> [Task statement] Transcribe the whole listing below without changing a word, but leave out every image.

> [Data lines]
______
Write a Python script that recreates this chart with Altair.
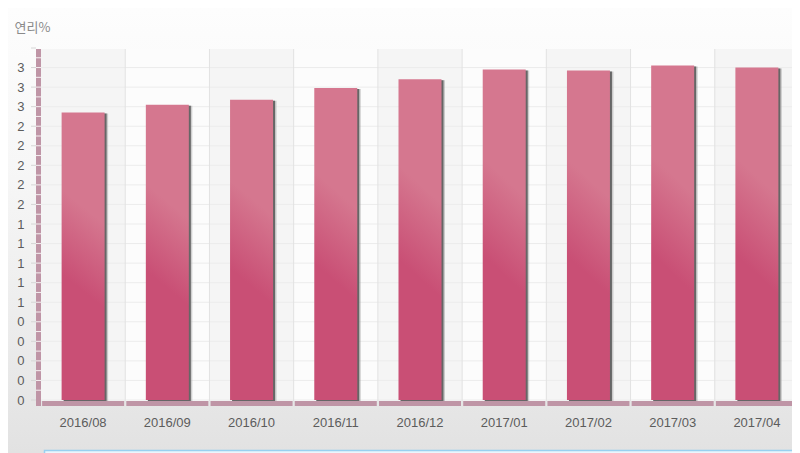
import altair as alt
import pandas as pd

months = ["2016/08", "2016/09", "2016/10", "2016/11", "2016/12", "2017/01", "2017/02", "2017/03", "2017/04"]
rates = [2.94, 3.02, 3.07, 3.19, 3.28, 3.38, 3.37, 3.42, 3.40]
shades = [0, 1, 0, 1, 0, 1, 0, 1, 0]
major_ticks = [0, 0.2, 0.4, 0.6, 0.8, 1.0, 1.2, 1.4, 1.6, 1.8, 2.0, 2.2, 2.4, 2.6, 2.8, 3.0, 3.2, 3.4, 3.6]
minor_ticks = [0.1, 0.2, 0.3, 0.4, 0.5, 0.6, 0.7, 0.8, 0.9, 1.0, 1.1, 1.2, 1.3, 1.4, 1.5, 1.6, 1.7, 1.8,
               1.9, 2.0, 2.1, 2.2, 2.3, 2.4, 2.5, 2.6, 2.7, 2.8, 2.9, 3.0, 3.1, 3.2, 3.3, 3.4, 3.5, 3.6]
labelled_ticks = major_ticks[:-1]

df = pd.DataFrame({"month": months, "rate": rates, "shade": shades})
major_df = pd.DataFrame({"v": major_ticks})
minor_df = pd.DataFrame({"v": minor_ticks})
one = pd.DataFrame({"a": [0]})

W, H = 758, 352
FONT = "Liberation Sans"
MAUVE = "#bf95a6"

x_scale = alt.Scale(domain=months, paddingInner=0, paddingOuter=0)
y_scale = alt.Scale(domain=[0, 3.6], nice=False)
x_axis = alt.Axis(title=None, labelFont=FONT, labelFontSize=13, labelColor="#5c5c5c", labelAngle=0,
                  domain=False, ticks=False, grid=False, labelPadding=16, zindex=1)
y_axis = alt.Axis(values=labelled_ticks, labelExpr="floor(datum.value)",
                  labelFont=FONT, labelFontSize=13, labelColor="#5c5c5c",
                  domain=False, ticks=False, grid=False, labelPadding=17, zindex=1,
                  title="연리%", titleAngle=0, titleAlign="left", titleBaseline="middle",
                  titleX=-27, titleY=-21, titleFont="Noto Sans CJK KR",
                  titleFontSize=13, titleFontWeight="normal", titleColor="#8a8a8a")
x_enc = alt.X("month:N", scale=x_scale, axis=x_axis)
y_rate = alt.Y("rate:Q", scale=y_scale, axis=y_axis)
y_tick = alt.Y("v:Q", scale=y_scale, axis=y_axis)

page_bg = alt.Chart(one).mark_rect(
    color=alt.LinearGradient(
        gradient="linear", x1=0, y1=0, x2=0, y2=1,
        stops=[alt.GradientStop(color="#fdfdfd", offset=0),
               alt.GradientStop(color="#f7f7f7", offset=0.35),
               alt.GradientStop(color="#ebebeb", offset=0.75),
               alt.GradientStop(color="#e2e2e2", offset=1)])
).encode(x=alt.value(-33), x2=alt.value(760), y=alt.value(-40), y2=alt.value(405))

columns = alt.Chart(df).mark_rect().encode(
    x=x_enc,
    y=alt.value(1), y2=alt.value(353),
    color=alt.Color("shade:N", legend=None,
                    scale=alt.Scale(domain=[0, 1], range=["#f5f5f5", "#fcfcfc"])),
)

hgrid = alt.Chart(major_df[major_df["v"] < 3.6]).mark_rule(color="#ececec", strokeWidth=1).encode(
    y=y_tick, x=alt.value(0), x2=alt.value(W))

vgrid = alt.Chart(df[df["month"] != months[0]]).mark_rule(color="#e2e2e2", strokeWidth=1).encode(
    x=alt.X("month:N", bandPosition=0, scale=x_scale, axis=x_axis),
    y=alt.value(1), y2=alt.value(353),
)

shadow_soft = alt.Chart(df).mark_bar(size=43, color="#999999", opacity=0.45, xOffset=3.5, yOffset=1).encode(
    x=x_enc, y=y_rate)
shadow = alt.Chart(df).mark_bar(size=43, color="#666666", xOffset=2, yOffset=1).encode(
    x=x_enc, y=y_rate)

bars = alt.Chart(df).mark_bar(
    size=43,
    color=alt.LinearGradient(
        gradient="linear", x1=0.56, y1=0, x2=0.44, y2=1,
        stops=[alt.GradientStop(color="#d5778f", offset=0),
               alt.GradientStop(color="#d5778f", offset=0.33),
               alt.GradientStop(color="#c94f75", offset=0.62),
               alt.GradientStop(color="#c94f75", offset=1)]),
).encode(x=x_enc, y=y_rate)

y_band = alt.Chart(one).mark_rect(color=MAUVE).encode(
    x=alt.value(-5), x2=alt.value(0), y=alt.value(1), y2=alt.value(358))

y_breaks = alt.Chart(minor_df).mark_rule(color="#ffffff", strokeWidth=1, opacity=0.85).encode(
    y=y_tick, x=alt.value(-5), x2=alt.value(0))

y_ticks = alt.Chart(major_df).mark_rule(color="#d6d6d6", strokeWidth=1).encode(
    y=y_tick, x=alt.value(-10), x2=alt.value(-5))

x_band = alt.Chart(df).mark_bar(size=82, color=MAUVE).encode(
    x=x_enc, y=alt.value(353), y2=alt.value(358))

info_box = alt.Chart(one).mark_rect(color="#eaf6fd", stroke="#98d0f0", strokeWidth=1.5).encode(
    x=alt.value(3.5), x2=alt.value(770), y=alt.value(402.5), y2=alt.value(420))

chart = alt.layer(
    page_bg, columns, hgrid, vgrid, shadow_soft, shadow, bars, y_band, y_breaks, y_ticks, x_band, info_box
).resolve_scale(color="independent").properties(
    width=W, height=H,
    padding={"left": 33, "top": 40, "right": -7, "bottom": 53},
    autosize=alt.AutoSizeParams(type="none"),
).configure_view(stroke=None)

chart.save("out.html", embed_options={"renderer": "svg", "actions": False})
______
> [Result for this exercise]
Write a Python script that recreates this chart with Altair.
import altair as alt
import pandas as pd

months = ["2016/08", "2016/09", "2016/10", "2016/11", "2016/12", "2017/01", "2017/02", "2017/03", "2017/04"]
rates = [2.94, 3.02, 3.07, 3.19, 3.28, 3.38, 3.37, 3.42, 3.40]
shades = [0, 1, 0, 1, 0, 1, 0, 1, 0]
major_ticks = [0, 0.2, 0.4, 0.6, 0.8, 1.0, 1.2, 1.4, 1.6, 1.8, 2.0, 2.2, 2.4, 2.6, 2.8, 3.0, 3.2, 3.4, 3.6]
minor_ticks = [0.1, 0.2, 0.3, 0.4, 0.5, 0.6, 0.7, 0.8, 0.9, 1.0, 1.1, 1.2, 1.3, 1.4, 1.5, 1.6, 1.7, 1.8,
               1.9, 2.0, 2.1, 2.2, 2.3, 2.4, 2.5, 2.6, 2.7, 2.8, 2.9, 3.0, 3.1, 3.2, 3.3, 3.4, 3.5, 3.6]
labelled_ticks = major_ticks[:-1]

df = pd.DataFrame({"month": months, "rate": rates, "shade": shades})
major_df = pd.DataFrame({"v": major_ticks})
minor_df = pd.DataFrame({"v": minor_ticks})
one = pd.DataFrame({"a": [0]})

W, H = 758, 352
FONT = "Liberation Sans"
MAUVE = "#bf95a6"

x_scale = alt.Scale(domain=months, paddingInner=0, paddingOuter=0)
y_scale = alt.Scale(domain=[0, 3.6], nice=False)
x_axis = alt.Axis(title=None, labelFont=FONT, labelFontSize=13, labelColor="#5c5c5c", labelAngle=0,
                  domain=False, ticks=False, grid=False, labelPadding=16, zindex=1)
y_axis = alt.Axis(values=labelled_ticks, labelExpr="floor(datum.value)",
                  labelFont=FONT, labelFontSize=13, labelColor="#5c5c5c",
                  domain=False, ticks=False, grid=False, labelPadding=17, zindex=1,
                  title="연리%", titleAngle=0, titleAlign="left", titleBaseline="middle",
                  titleX=-27, titleY=-21, titleFont="Noto Sans CJK KR",
                  titleFontSize=13, titleFontWeight="normal", titleColor="#8a8a8a")
x_enc = alt.X("month:N", scale=x_scale, axis=x_axis)
y_rate = alt.Y("rate:Q", scale=y_scale, axis=y_axis)
y_tick = alt.Y("v:Q", scale=y_scale, axis=y_axis)

page_bg = alt.Chart(one).mark_rect(
    color=alt.LinearGradient(
        gradient="linear", x1=0, y1=0, x2=0, y2=1,
        stops=[alt.GradientStop(color="#fdfdfd", offset=0),
               alt.GradientStop(color="#f7f7f7", offset=0.35),
               alt.GradientStop(color="#ebebeb", offset=0.75),
               alt.GradientStop(color="#e2e2e2", offset=1)])
).encode(x=alt.value(-33), x2=alt.value(760), y=alt.value(-40), y2=alt.value(405))

columns = alt.Chart(df).mark_rect().encode(
    x=x_enc,
    y=alt.value(1), y2=alt.value(353),
    color=alt.Color("shade:N", legend=None,
                    scale=alt.Scale(domain=[0, 1], range=["#f5f5f5", "#fcfcfc"])),
)

hgrid = alt.Chart(major_df[major_df["v"] < 3.6]).mark_rule(color="#ececec", strokeWidth=1).encode(
    y=y_tick, x=alt.value(0), x2=alt.value(W))

vgrid = alt.Chart(df[df["month"] != months[0]]).mark_rule(color="#e2e2e2", strokeWidth=1).encode(
    x=alt.X("month:N", bandPosition=0, scale=x_scale, axis=x_axis),
    y=alt.value(1), y2=alt.value(353),
)

shadow_soft = alt.Chart(df).mark_bar(size=43, color="#999999", opacity=0.45, xOffset=3.5, yOffset=1).encode(
    x=x_enc, y=y_rate)
shadow = alt.Chart(df).mark_bar(size=43, color="#666666", xOffset=2, yOffset=1).encode(
    x=x_enc, y=y_rate)

bars = alt.Chart(df).mark_bar(
    size=43,
    color=alt.LinearGradient(
        gradient="linear", x1=0.56, y1=0, x2=0.44, y2=1,
        stops=[alt.GradientStop(color="#d5778f", offset=0),
               alt.GradientStop(color="#d5778f", offset=0.33),
               alt.GradientStop(color="#c94f75", offset=0.62),
               alt.GradientStop(color="#c94f75", offset=1)]),
).encode(x=x_enc, y=y_rate)

y_band = alt.Chart(one).mark_rect(color=MAUVE).encode(
    x=alt.value(-5), x2=alt.value(0), y=alt.value(1), y2=alt.value(358))

y_breaks = alt.Chart(minor_df).mark_rule(color="#ffffff", strokeWidth=1, opacity=0.85).encode(
    y=y_tick, x=alt.value(-5), x2=alt.value(0))

y_ticks = alt.Chart(major_df).mark_rule(color="#d6d6d6", strokeWidth=1).encode(
    y=y_tick, x=alt.value(-10), x2=alt.value(-5))

x_band = alt.Chart(df).mark_bar(size=82, color=MAUVE).encode(
    x=x_enc, y=alt.value(353), y2=alt.value(358))

info_box = alt.Chart(one).mark_rect(color="#eaf6fd", stroke="#98d0f0", strokeWidth=1.5).encode(
    x=alt.value(3.5), x2=alt.value(770), y=alt.value(402.5), y2=alt.value(420))

chart = alt.layer(
    page_bg, columns, hgrid, vgrid, shadow_soft, shadow, bars, y_band, y_breaks, y_ticks, x_band, info_box
).resolve_scale(color="independent").properties(
    width=W, height=H,
    padding={"left": 33, "top": 40, "right": -7, "bottom": 53},
    autosize=alt.AutoSizeParams(type="none"),
).configure_view(stroke=None)

chart.save("out.html", embed_options={"renderer": "svg", "actions": False})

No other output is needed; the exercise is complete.